Hello, I'm not sure what to write here as my head is just a total mess.
My dear mum was diagnosed with stage 4 Glioblastoma Multiforme yesterday. We was told it was inoperable and at best radiotherapy would give her a few months at best, without she has 3-6 months.
4 weeks ago my 74 year old mum who has ALWAYS lived a good, healthy, honest Christian life was doing things like cycling across Oxfordshire for charity and sponsored walks. She has never smoked, doesn't drink, would help anyone who needs it without battering an eyelid and as I mentioned was ridiculously active (nobody she met ever believed she was in her 70s)
Today she is a shell of her former self, she has got old all of a sudden yet she is still my mum as I know and love her.
How do I digest (as I look at her laughing, singing, breathing etc) accept that in a few months she will no longer be here?
My heart is truly broken, my world been turned upside down and I simply cannot handle the pain I am feeling.
We have no history of cancer at all, she is the first in our bloodline and it's just so unfair!
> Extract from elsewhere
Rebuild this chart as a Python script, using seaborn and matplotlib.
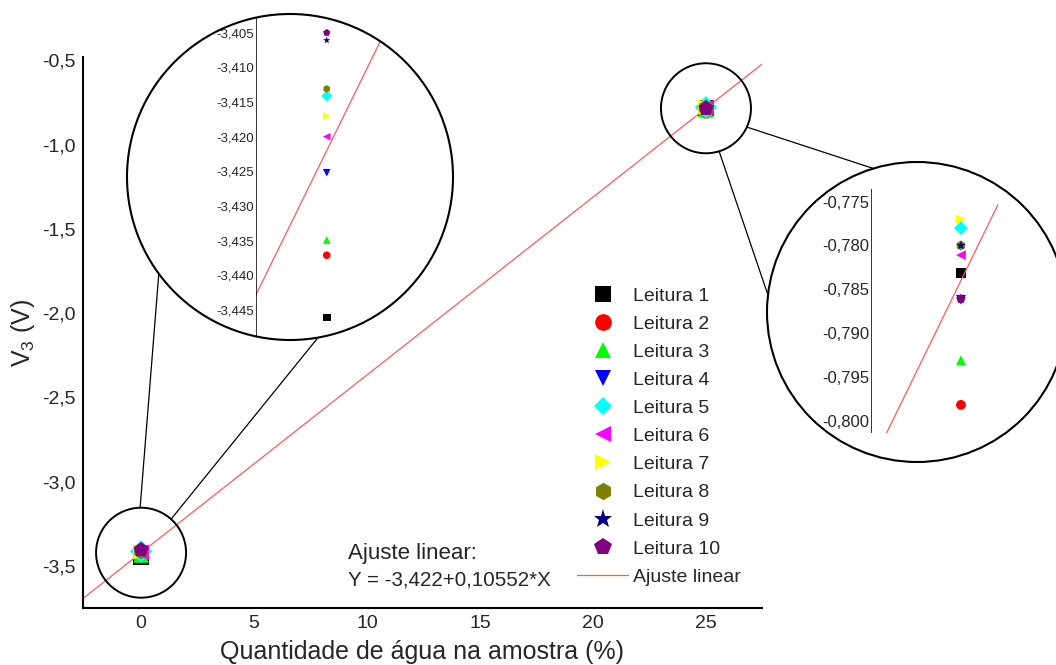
# -*- coding: utf-8 -*-
"""
V3 x quantidade de agua - leituras com ajuste linear e zoom
"""

import numpy as np
import pandas as pd
import seaborn as sns
import matplotlib.pyplot as plt
from matplotlib.patches import Ellipse
from matplotlib.lines import Line2D
from matplotlib.ticker import FuncFormatter, MultipleLocator

W, H = 1056, 665

# dados
leituras = ['Leitura %d' % i for i in range(1, 11)]
agua = [0, 25]
v3_agua0 = [-3.4461, -3.4371, -3.4349, -3.4252, -3.4141,
            -3.4200, -3.4170, -3.4131, -3.4061, -3.4050]
v3_agua25 = [-0.7831, -0.7982, -0.7931, -0.7862, -0.7780,
             -0.7811, -0.7770, -0.7800, -0.7800, -0.7861]
fit_a = -3.422
fit_b = 0.10552

cores = ['black', 'red', '#00ff00', 'blue', 'cyan', 'magenta',
         'yellow', '#808000', '#000080', '#800080']
marcadores = ['s', 'o', '^', 'v', 'D', '<', '>', 'h', '*', 'p']

df = pd.DataFrame({'leitura': leituras * 2,
                   'x': [agua[0]] * 10 + [agua[1]] * 10,
                   'v3': v3_agua0 + v3_agua25})
pal = dict(zip(leituras, cores))
mk = dict(zip(leituras, marcadores))

sns.set_style('white')
plt.rcParams['font.family'] = ['Liberation Sans', 'DejaVu Sans']
plt.rcParams['mathtext.fontset'] = 'custom'
plt.rcParams['mathtext.rm'] = 'Liberation Sans'
plt.rcParams['mathtext.it'] = 'Liberation Sans:italic'
plt.rcParams['axes.unicode_minus'] = False

cor_fit = '#ff5a5a'


def frac(x, y):
    # pixel da imagem (y para baixo) -> fracao da figura
    return x / W, 1 - y / H


def virgula(dec):
    return FuncFormatter(lambda v, p: ('%.*f' % (dec, v)).replace('.', ','))


fig = plt.figure(figsize=(W / 100, H / 100), dpi=100)
ax = fig.add_axes([83 / W, 1 - 608 / H, (762 - 83) / W, (608 - 57) / H])

xlim = (-2.57, 27.48)
x_fit = np.linspace(xlim[0], xlim[1], 50)
sns.lineplot(x=x_fit, y=fit_a + fit_b * x_fit, ax=ax, color=cor_fit, linewidth=0.9)
sns.scatterplot(data=df, x='x', y='v3', hue='leitura', style='leitura',
                palette=pal, markers=mk, s=130, linewidth=0, ax=ax, zorder=3)

leg = ax.get_legend()
handles = list(leg.legend_handles)
labels = [t.get_text() for t in leg.get_texts()]
leg.remove()
tam = {'D': 9.5, '*': 14, 'h': 12.5, 'p': 13}
for h, m in zip(handles, marcadores):
    h.set_markersize(tam.get(m, 12))
    h.set_markeredgewidth(0)
handles.append(Line2D([], [], color=cor_fit, linewidth=0.9))
labels.append('Ajuste linear')
ax.legend(handles, labels, loc='upper left', bbox_to_anchor=frac(577, 287),
          bbox_transform=fig.transFigure, frameon=False, fontsize=14,
          borderpad=0, borderaxespad=0, labelspacing=0.54, handlelength=2.63,
          handletextpad=0.26)

ax.set_xlim(xlim)
ax.set_ylim(-3.75, -0.48)
ax.xaxis.set_major_locator(MultipleLocator(5))
ax.yaxis.set_major_locator(MultipleLocator(0.5))
ax.xaxis.set_major_formatter(virgula(0))
ax.yaxis.set_major_formatter(virgula(1))
ax.tick_params(labelsize=14, length=2, width=1, pad=3)
ax.set_xlabel('Quantidade de água na amostra (%)', fontsize=18, labelpad=6)
ax.set_ylabel('V$_3$ (V)', fontsize=18, labelpad=4)
sns.despine(ax=ax)
for s in ['left', 'bottom']:
    ax.spines[s].set_linewidth(1.5)
    ax.spines[s].set_color('black')

fig.text(*frac(348, 553), 'Ajuste linear:', fontsize=16, va='center')
fig.text(*frac(348, 580), ('Y = %.3f+%.5f*X' % (fit_a, fit_b)).replace('.', ','),
         fontsize=14.8, va='center')


def circulo(cx, cy, r, **kw):
    return Ellipse(frac(cx, cy), 2 * r / W, 2 * r / H, transform=fig.transFigure, **kw)


def inset(box, circ, xl, yl, xline, yticks, s, fs):
    left, right, top, bottom = box
    a = fig.add_axes([left / W, 1 - bottom / H, (right - left) / W, (bottom - top) / H])
    clip = circulo(*circ)
    xl_line = np.linspace(xline[0], xline[1], 20)
    sns.lineplot(x=xl_line, y=fit_a + fit_b * xl_line, ax=a, color=cor_fit, linewidth=0.9)
    sns.scatterplot(data=df, x='x', y='v3', hue='leitura', style='leitura',
                    palette=pal, markers=mk, s=s, linewidth=0, ax=a, legend=False)
    a.set_xlim(xl)
    a.set_ylim(yl)
    a.set_yticks(yticks)
    a.yaxis.set_major_formatter(virgula(3))
    a.set_xticks([])
    a.set_xlabel('')
    a.set_ylabel('')
    a.tick_params(axis='y', length=0, pad=1, labelsize=fs)
    for sp in ['top', 'right', 'bottom']:
        a.spines[sp].set_visible(False)
    a.spines['left'].set_linewidth(1.1)
    a.spines['left'].set_color('black')
    a.spines['left'].set_clip_path(clip)
    a.patch.set_visible(False)
    for art in a.lines + a.collections:
        art.set_clip_path(clip)
    fig.add_artist(circulo(*circ, fill=False, edgecolor='black', linewidth=1.5, zorder=6))
    return a


inset((255.7, 453, 14, 340), (290, 177, 163), (-0.198, 0.352), (-3.44933, -3.4023),
      (-0.198, 0.352), np.arange(-3.445, -3.4049, 0.005), 30, 9.5)
inset((870.7, 1056, 189, 433), (917, 312, 150), (24.7997, 25.211), (-0.80141, -0.77355),
      (24.7997, 25.082), np.arange(-0.800, -0.7749, 0.005), 50, 12)

# circulos pequenos em volta dos pontos e linhas de ligacao
fig.canvas.draw()
grandes = [(290, 177, 163), (917, 312, 150)]
angulos = [[(91.2, -143.6), (48.2, -80.1)], [(-24.7, 106.9), (-73.0, 173.5)]]
for xv, vals, big, angs in zip(agua, [v3_agua0, v3_agua25], grandes, angulos):
    dx, dy = ax.transData.transform((xv, np.mean(vals)))
    cx, cy = dx, H - dy
    r = 45
    fig.add_artist(circulo(cx, cy, r, fill=False, edgecolor='black', linewidth=1.4, zorder=6))
    bx, by, br = big
    for a1, a2 in angs:
        p1 = (cx + r * np.cos(np.radians(a1)), cy - r * np.sin(np.radians(a1)))
        p2 = (bx + br * np.cos(np.radians(a2)), by - br * np.sin(np.radians(a2)))
        f1, f2 = frac(*p1), frac(*p2)
        fig.add_artist(Line2D([f1[0], f2[0]], [f1[1], f2[1]], transform=fig.transFigure,
                              color='black', linewidth=0.9, zorder=6))

fig.savefig('out.png', dpi=100)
I have a lot to face over the coming week with palliative care being put in place, I will be her primary carer as I need to be aswell as want to be however I have no clue what the next few months will bring. Will she suffer, will she be in pain, as she has refused treatment will all her care be from home (as in the nurses will tend to her while she's in her own bed) or is a hospital inevitable.
I have so many questions but don't know where to start.